Pojhi Kapoor(Postal Code:841415) is about 15 km from district headquarters Chhapra. It falls under Bhualpur Panchayat of Marhaura Block of Saran district. Garkha is the nearest city. The village is well-connected by roads in all seasons. The nearest railway station is Chhapra(Station Code-CPR) and the nearest airport is Lok Nayak Jayaprakash Airport, Patna.

Development Works

Water supply pipelines: 
Village is equipped with pipelines for water supply. Public water taps has been also installed at few places. Village has been water rich but due to increasing population and lack of awareness for water conservation, water level goes down and due to which summers becoming hard for people nowadays. Most of hand pumps and wells dries during summer.

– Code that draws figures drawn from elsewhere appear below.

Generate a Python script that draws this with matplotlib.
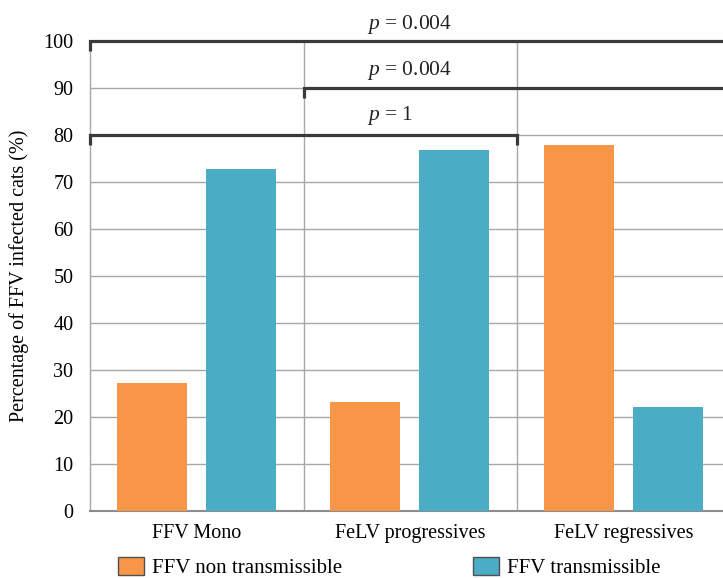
import matplotlib
matplotlib.use("Agg")
import matplotlib.pyplot as plt
from matplotlib.patches import Patch

categories = ["FFV Mono", "FeLV progressives", "FeLV regressives"]
non_transmissible = [27.3, 23.1, 77.8]
transmissible = [72.7, 76.9, 22.2]
yticks = [0, 10, 20, 30, 40, 50, 60, 70, 80, 90, 100]
series_labels = ["FFV non transmissible", "FFV transmissible"]
p_labels = ["$p$ = 0.004", "$p$ = 0.004", "$p$ = 1"]

plt.rcParams['font.family'] = ['Liberation Serif', 'DejaVu Serif']
plt.rcParams['mathtext.fontset'] = 'custom'
plt.rcParams['mathtext.rm'] = 'Liberation Serif'
plt.rcParams['mathtext.it'] = 'Liberation Serif:italic'

FS = 14.5
ORANGE = '#F79646'
BLUE = '#4BACC6'
GRID = '#a8a8a8'
DARK = '#3a3a3a'

fig = plt.figure(figsize=(7.23, 5.78), dpi=100)
ax = fig.add_axes([0.1245, 0.1159, 1.0104 - 0.1245, 0.929 - 0.1159])

xs = list(range(len(categories)))
w = 0.328
ax.bar([x + 0.29 for x in xs], non_transmissible, width=w, color=ORANGE, zorder=3)
ax.bar([x + 0.707 for x in xs], transmissible, width=w, color=BLUE, zorder=3)

ax.set_xlim(0, 3)
ax.set_ylim(0, 100)
ax.set_yticks(yticks)
ax.set_yticklabels([str(v) for v in yticks], fontsize=FS)
ax.set_xticks([x + 0.5 for x in xs])
ax.set_xticklabels(categories, fontsize=FS)
ax.set_xticks([1, 2], minor=True)
ax.tick_params(axis='both', which='both', length=0)
ax.tick_params(axis='y', pad=12)
ax.tick_params(axis='x', pad=9)
ax.grid(axis='y', color=GRID, lw=1.0, zorder=0)
ax.grid(axis='x', which='minor', color=GRID, lw=1.0, zorder=0)
ax.grid(axis='x', which='major', visible=False)

for s in ['top', 'right']:
    ax.spines[s].set_visible(False)
ax.spines['left'].set_color(GRID)
ax.spines['left'].set_linewidth(1.0)
ax.spines['bottom'].set_color('#8c8c8c')
ax.spines['bottom'].set_linewidth(1.5)

ax.set_ylabel("Percentage of FFV infected cats (%)", fontsize=FS, labelpad=10)

# significance brackets
blw = 2.3
ax.plot([0, 0, 3.3], [97.8, 100, 100], color=DARK, lw=blw, clip_on=False, zorder=5,
        solid_capstyle='butt', solid_joinstyle='miter')
ax.plot([1, 1, 3.3], [87.8, 90, 90], color=DARK, lw=blw, clip_on=False, zorder=5,
        solid_capstyle='butt', solid_joinstyle='miter')
ax.plot([0, 0, 2, 2], [77.8, 80, 80, 77.8], color=DARK, lw=blw, clip_on=False, zorder=5,
        solid_capstyle='butt', solid_joinstyle='miter')
for lab, yb, off in zip(p_labels, [100, 90, 80], [2.6, 2.8, 3.3]):
    ax.text(1.297, yb + off, lab, fontsize=15.5, ha='left', va='baseline', color='#222222')

handles = [Patch(facecolor=ORANGE, edgecolor='#505050', lw=1.0),
           Patch(facecolor=BLUE, edgecolor='#505050', lw=1.0)]
fig.legend(handles, series_labels, ncol=2, loc='lower left',
           bbox_to_anchor=(118 / 723, 0.0), frameon=False, fontsize=15,
           handlelength=1.25, handleheight=1.0, handletextpad=0.4,
           columnspacing=6.25, borderpad=0, borderaxespad=0)

fig.savefig("out.png", dpi=100)
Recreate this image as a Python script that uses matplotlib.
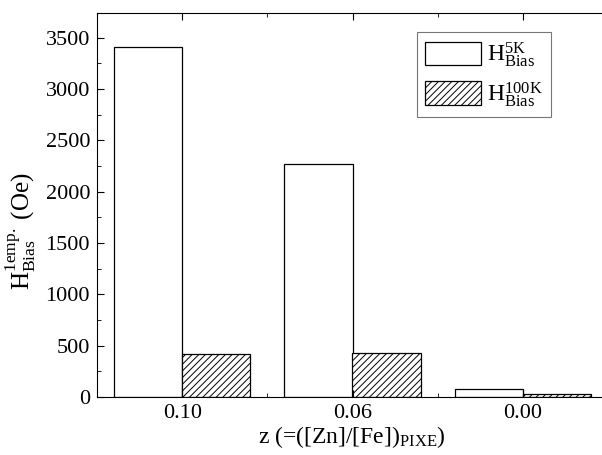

However, supply of water is available periodically morning-evening but it is also subject to availability of electricity. One of the major issue which has been faced by farmers in past years was irrigation of crops because most of the existing old Pumps were not working at all due to Lack of Water level but this has been resolved a bit, because there are a few New Submersible Pumps installed in 2019 (private, with the help of Govt. subsidies), which allows farmers to irrigate their crops at lower rates than earlier.

Demographics 

 India census, Pojhi Kapoor had a population of 4254. Males constitute 55% of the population and females 45%.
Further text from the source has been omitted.